$USER@bit-of-a-byte ~ $ cat /var/log/thothbackup-part-2.log

ThothBackup - Part 2

Hello! It’s that time of the week again, where I update everyone on my latest work. This episode is far less technical and focuses more on the concept of a “One and Done” backup solution, aka the holy grail of data maintenance.

It fucking sucks.

Introduction ### {: #thoth-2-introduction }

This entry is slightly unidirectional. The concept of a simple, easy to implement, catch everything you might ever need solution is quite literally the holy grail, yet it has never honestly been implemented. Sure, user data is generally scooped out, but in the day and age of game mods, and with some development projects taking place outside of the User directory, it seemed prudent to at least attempt the full backup. Well, I’ve been attempting it for seven days. Here’s what I’ve found.

Focus

We will not be focusing on the space impact of a complete backup. This is actually fairly negligible. With out-of-band deduplication, only one set of operating system files would ever be stored, so server side storage would reach a weird type of equilibrium fairly quickly. Instead, I’ll talk about three things:

  • Metadata Overhead
  • Metadata Processing
  • Initial Synchronization

There may be another post tonight talking about additional things, but this deserves it’s own little deal.

Metadata Overhead

A fully updated Windows 10 partition of your average gamer, aka my fiancé, is composed of 479,641 files and 70,005 directories which comprise a total data size of ~216 GiB. This is actually just the C drive and typical programs. If you factor in the actual game drive in use by our test case, that drive contains 354,315 files and 29,111 directories which comprise a total of ~385 GiB of space.

In summation, an initial synchronization of what is typically considered a “full system backup” comprises 833,956 files and 99116 directories comprising ~601GiB which results in an average filesize of ~755KiB and an average directory size of ~9 files.

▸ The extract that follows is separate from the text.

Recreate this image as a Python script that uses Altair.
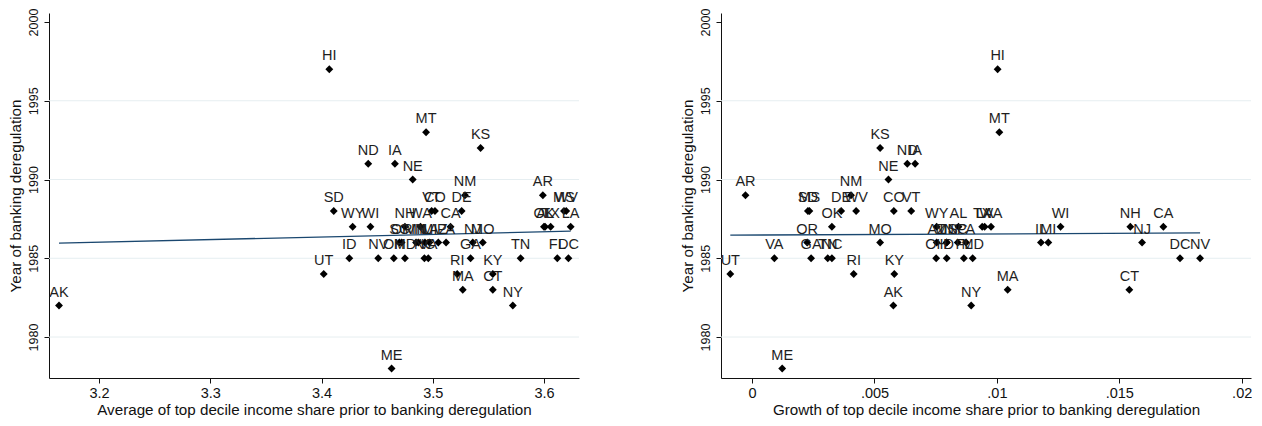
import altair as alt
import pandas as pd

# ---- data ----
states = ["AK", "AL", "AR", "AZ", "CA", "CO", "CT", "DC", "DE", "FL", "GA", "HI", "IA",
          "ID", "IL", "IN", "KS", "KY", "LA", "MA", "MD", "ME", "MI", "MN", "MO", "MS",
          "MT", "NC", "ND", "NE", "NH", "NJ", "NM", "NV", "NY", "OH", "OK", "OR", "PA",
          "RI", "SC", "SD", "TN", "TX", "UT", "VA", "VT", "WA", "WI", "WV", "WY"]
years = [1982, 1987, 1989, 1986, 1987, 1988, 1983, 1985, 1988, 1985, 1985, 1997, 1991,
         1985, 1986, 1986, 1992, 1984, 1987, 1983, 1985, 1978, 1986, 1986, 1986, 1988,
         1993, 1985, 1991, 1990, 1987, 1986, 1989, 1985, 1982, 1985, 1987, 1986, 1986,
         1984, 1986, 1988, 1985, 1987, 1984, 1985, 1988, 1987, 1987, 1988, 1987]
avg_share = [3.164, 3.601, 3.599, 3.505, 3.516, 3.502, 3.554, 3.622, 3.526, 3.612, 3.534,
             3.407, 3.466, 3.425, 3.493, 3.487, 3.543, 3.554, 3.624, 3.527, 3.475, 3.463,
             3.497, 3.485, 3.545, 3.618, 3.494, 3.4925, 3.442, 3.482, 3.475, 3.536, 3.529,
             3.451, 3.572, 3.465, 3.600, 3.472, 3.512, 3.522, 3.470, 3.411, 3.579, 3.606,
             3.402, 3.496, 3.499, 3.489, 3.444, 3.620, 3.428]
growth_share = [0.00577, 0.00843, -0.00027, 0.00754, 0.0168, 0.00579, 0.01541, 0.01748,
                0.00364, 0.00865, 0.00241, 0.01003, 0.00666, 0.00795, 0.0118, 0.00795,
                0.00523, 0.00581, 0.0095, 0.01044, 0.00901, 0.00123, 0.0121, 0.00795,
                0.00523, 0.00234, 0.0101, 0.00326, 0.00634, 0.00557, 0.01545, 0.01593,
                0.00404, 0.0183, 0.00895, 0.00752, 0.00326, 0.00225, 0.00874, 0.00415,
                0.0084, 0.00228, 0.00309, 0.0094, -0.00089, 0.00091, 0.0065, 0.00976,
                0.0126, 0.00425, 0.00754]

y_ticks = [1980, 1985, 1990, 1995, 2000]
grid_years = [1980, 1985, 1990, 1995]
left_ticks = [3.2, 3.3, 3.4, 3.5, 3.6]
right_ticks = [0, 0.005, 0.01, 0.015, 0.02]

df = pd.DataFrame({"state": states, "year": years, "avg": avg_share, "growth": growth_share})
grid_df = pd.DataFrame({"year": grid_years})

FONT = "Liberation Sans"
Y_DOMAIN = [1977.4, 2000.57]


def panel(xfield, xdomain, xvals, xtitle, label_expr=None):
    axis_kw = dict(values=xvals, title=xtitle, tickSize=5, labelPadding=3,
                   titlePadding=3, labelFlush=False, labelOverlap=False)
    if label_expr:
        axis_kw["labelExpr"] = label_expr
    else:
        axis_kw["format"] = ".1f"
    x = alt.X(f"{xfield}:Q", scale=alt.Scale(domain=xdomain, nice=False, zero=False),
              axis=alt.Axis(**axis_kw))
    y = alt.Y("year:Q", scale=alt.Scale(domain=Y_DOMAIN, nice=False, zero=False),
              axis=alt.Axis(values=y_ticks, title="Year of banking deregulation",
                            labelAngle=270, labelFontSize=12.5, tickSize=5,
                            labelPadding=4, titlePadding=4, labelFlush=False,
                            labelOverlap=False, format="d"))
    base = alt.Chart(df)
    grid = alt.Chart(grid_df).mark_rule(color="#e6eef1", strokeWidth=1).encode(y=y)
    fit = base.transform_regression(xfield, "year").mark_line(
        color="#1a476f", strokeWidth=1.3).encode(x=x, y=y)
    pts = base.mark_point(shape="diamond", filled=True, color="black", size=62,
                          opacity=1).encode(x=x, y=y)
    txt = base.mark_text(dy=-13, fontSize=14.5, font=FONT, color="#1e1e1e").encode(
        x=x, y=y, text="state:N")
    return alt.layer(grid, fit, pts, txt).properties(width=530, height=365)


left = panel("avg", [3.155, 3.6315], left_ticks,
             "Average of top decile income share prior to banking deregulation")
right = panel("growth", [-0.00127, 0.02038], right_ticks,
              "Growth of top decile income share prior to banking deregulation",
              label_expr="datum.value == 0 ? '0' : replace(format(datum.value, '.3~f'), '0.', '.')")

chart = alt.hconcat(left, right, spacing=100).properties(
    padding={"left": 0, "top": 0, "right": 0, "bottom": 0},
    background="white",
).configure_view(stroke=None).configure_axis(
    labelFont=FONT, titleFont=FONT, labelFontSize=14.5, titleFontSize=15.2,
    titleFontWeight="normal", labelColor="#111", titleColor="#111",
    domainColor="#111", tickColor="#111", domainWidth=1, tickWidth=1, grid=False,
)

chart.save("out.html", embed_options={"renderer": "svg", "actions": False})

SyncThing creates a block store that is comprised of, by default, 128KiB blocks. This means that for our system, assuming the data is contiguous, we need 4923392 Metadata Entries. Assuming the files are NOT contiguous, this is probably closer to about 5 Million metadata entries. As of right now, the server side metadata storage for the testing pool is at 1.7 GiB and initial syncronization is not yet complete. Extrapolating a bit, we can assume that 2.0 GiB would not be an unreasonable size for a final server side data store.

The client side store, at the time of writing, is approximately 1 GiB and may grow slightly larger. However, I will use 1 GiB. This means that there is a plausible total of 3GiB of metadata overhead representing an overhead percentage of ~0.5% across the pool. Scaling up, this means 10 clients with 1TB of data each would require 51.2GB of Metadata.

Should anything happen to the metadata store, it would need to be rebuilt by data reprocessing. This introduces a potentially massive liability, as scanning frequency would need to be reduced to not impact the rebuild operation.

Metadata Processing

The server is capable of a hash rate of 107MB/s. I am picking the server’s hash rate because it is both the slowest hash rate of the pool and would have the most metadata that would need to be rebuilt.

For a complete rebuild of the data of our current cluster, it would take the server ~96 Minutes during which no data synchronization could occur. This equates to a minimum of 1 Missed Hourly Update and could potentially result in up to 2 missed hourly updates if the timing was unfortunate enough.

For a complete rebuild of the data of our theoretical cluster, we will allow for a hash rate of 300MB/s. The total data needed to be rebuilt would be 10TB. This would result in a database rebuilt time of ~10 Hours which could result in up to 11 missed synchronization attempts.

Initial Synchronization

The initial syncronization is composed of three primary parts. First, the client and host must agree on what folders to syncronize. Second, the client must build a database of the content hosted locally. Next, utilizing a rolling hash algorithm, data is entered into the metadata cache and transmitted to the server.

Per the developer of SyncThing, millions of small files are the worst case scenario for the backup system. As of my independent, albeit anecdotal testing, After 7 days the synchronization process is still in effect. This represents a very poor user experience and would not be ideal for a widespread rollout.

Conclusion ### {: #thoth-2-conclusion }

The primary goal of a backup utility is to synchronize files and achieve cross system consistency as quickly as possible. While it is true that eventually consistent systems are utilized in large scale operations, this type of consistency is allowable only, in my opinion, at data sizes over 10TB. The current testing set is approximately 1TB at most, and thus this is unacceptable.

Either the backup paradigm must change, or the utility used to implement it must change. While I do not expect to find any faster utilities for performing the backup process, I do plan to continue to experiment. At this time, however, it seems that the most likely way to make the process as friendly as possible would be the implementation of a default backup subset, with additional data added upon user request, and after the high priority synchronization had been completed.